May 10, 2025
The First Races
The first Coupeville Festival with Native American Canoe Races took place in 1930, organized by a Coupeville businessman to draw more tourists to scenic Whidbey Island. Only three 11-man canoes raced then, but in later years up to 22 tribes attended the festivals with most participating in the canoe races. Parades, sack races, pie eating contests, and tribal dancing were added to the festivities. Island residents baked loaves of bread as gifts for the Indian families who traveled to and camped on the Island for the festivals.
1930s
By 1930, however, cars were becoming common, and Whidbey businessmen were touting the island as a wonderful place to visit and tour by car. The scenery and the views had become the commodity of interest, and the Water Festival was a way to expose people from the cities to the offerings of the island. The Native American canoe races provided the main event, and parades, sack races, egg and spoon contests, pie eating contests, "prettiest baby" contests, tribal dancing, and prize drawings rounded out the festivities.
1992
World War II brought an end to the Canoe Races. There were several attempts to revive them in the 1970s and 1980s, but it was not until the Washington State University/Island County Beach Watchers volunteers put on the first Penn Cove Water Festival in 1992 that the canoe races were once again an annual event in Coupeville. Beach Watchers produced the Festival for 12 years, with an emphasis on education about the environment and water quality.
History of the Festival
Photos courtesy of the Island County Historical Society
Creating the Association
In 2004, a group of Whidbey Island community members formed the nonprofit Penn Cove Water Festival Association, to plan and produce the annual event. The Festival takes place on one Saturday in early May, depending on which Saturday has the best tides for the canoe races. The races have expanded to include more categories, including the large family journey canoes. The Water Festival provides the setting for Northwest tribes to share their heritage with tribal dancing, singing, storytelling, native artists' booths and demonstrations, fry bread and salmon cooked over an alder wood fire.

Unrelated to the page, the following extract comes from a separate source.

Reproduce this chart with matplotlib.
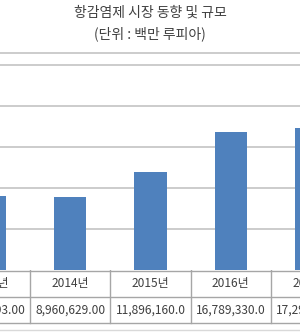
import matplotlib
matplotlib.use("Agg")
import matplotlib.pyplot as plt

plt.rcParams['font.family'] = ['Noto Sans CJK KR', 'DejaVu Sans']

years = ['2013년', '2014년', '2015년', '2016년', '2017년']
values = [9024693.00, 8960629.00, 11896160.0, 16789330.0, 17296540.0]
value_labels = ['9,024,693.00', '8,960,629.00', '11,896,160.0', '16,789,330.0', '17,296,540.0']
grid_ticks = [5e6, 10e6, 15e6, 20e6, 25e6]

W, H = 300, 334
fig = plt.figure(figsize=(W / 100, H / 100), dpi=100)
fig.patch.set_facecolor('white')

# bar area: value 0 at pixel 270, top edge at pixel 52
ax = fig.add_axes([0, (H - 270) / H, 1, (270 - 52) / H])
px_per_unit = 41 / 5e6
ax.set_ylim(0, (270 - 52) / px_per_unit)
step = 80.25
ax.set_xlim(10 / step, 310 / step)
for t in grid_ticks:
    ax.axhline(t, color='#bfbfbf', lw=1.1, zorder=1)
ax.axhline(ax.get_ylim()[1] - 0.6 / px_per_unit, color='#bfbfbf', lw=1.1, zorder=1)
ax.bar(range(len(values)), values, width=0.4, color='#4f81bd', zorder=2)
ax.set_axis_off()

# data table underneath
tab = fig.add_axes([0, 0, 1, (H - 270) / H])
tab.set_xlim(ax.get_xlim())
tab.set_ylim(H, 270)
tab.set_axis_off()
for yy, c in [(270.5, '#a6a6a6'), (297, '#a6a6a6'), (323, '#a6a6a6'), (330, '#d9d9d9')]:
    tab.axhline(yy, color=c, lw=1)
for i in range(len(years) - 1):
    tab.plot([i + 0.5, i + 0.5], [270, 323], color='#a6a6a6', lw=1)
for i, (yr, lab) in enumerate(zip(years, value_labels)):
    tab.text(i, 284, yr, ha='center', va='center', fontsize=8.6, color='#404040', clip_on=True)
    tab.text(i, 310, lab, ha='center', va='center', fontsize=8.6, color='#404040', clip_on=True)

fig.text(0.5, 1 - 13 / H, '항감염제 시장 동향 및 규모', ha='center', va='center',
         fontsize=10, color='#404040')
fig.text(0.5, 1 - 34 / H, '(단위 : 백만 루피아)', ha='center', va='center',
         fontsize=10, color='#404040')

fig.savefig('out.png', dpi=100)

And Island residents still bake loaves of bread as gifts for the Indians.
Native Art
Since 1993, each Water Festival has been indelibly associated with an image from the fertile mind of Coupeville artist Roger Purdue, working in the North Coast native art tradition of his Tsimshian heritage. The donation of Roger's art talent received the reproduction it deserved in the hands of Carol Peralta, who produced the T-shirts, art prints and posters sold to raise money for the Festival. Her passing in late 2005 was a great loss to the Water Festival and the Island community.
Protecting our Waters
Residents and tourists alike benefit from a healthy Sound, lakes, groundwater, and aquifers. What's more, we all benefit from the salmon, otters, whales, shellfish, and other critters that live in, or because of, those waters. To promote awareness of, appreciation for and information on how to protect this environment, the Festival provides space to many of the Island's non-profit organizations for educational displays, as part of our Mission (see Main Page for our Mission Statement).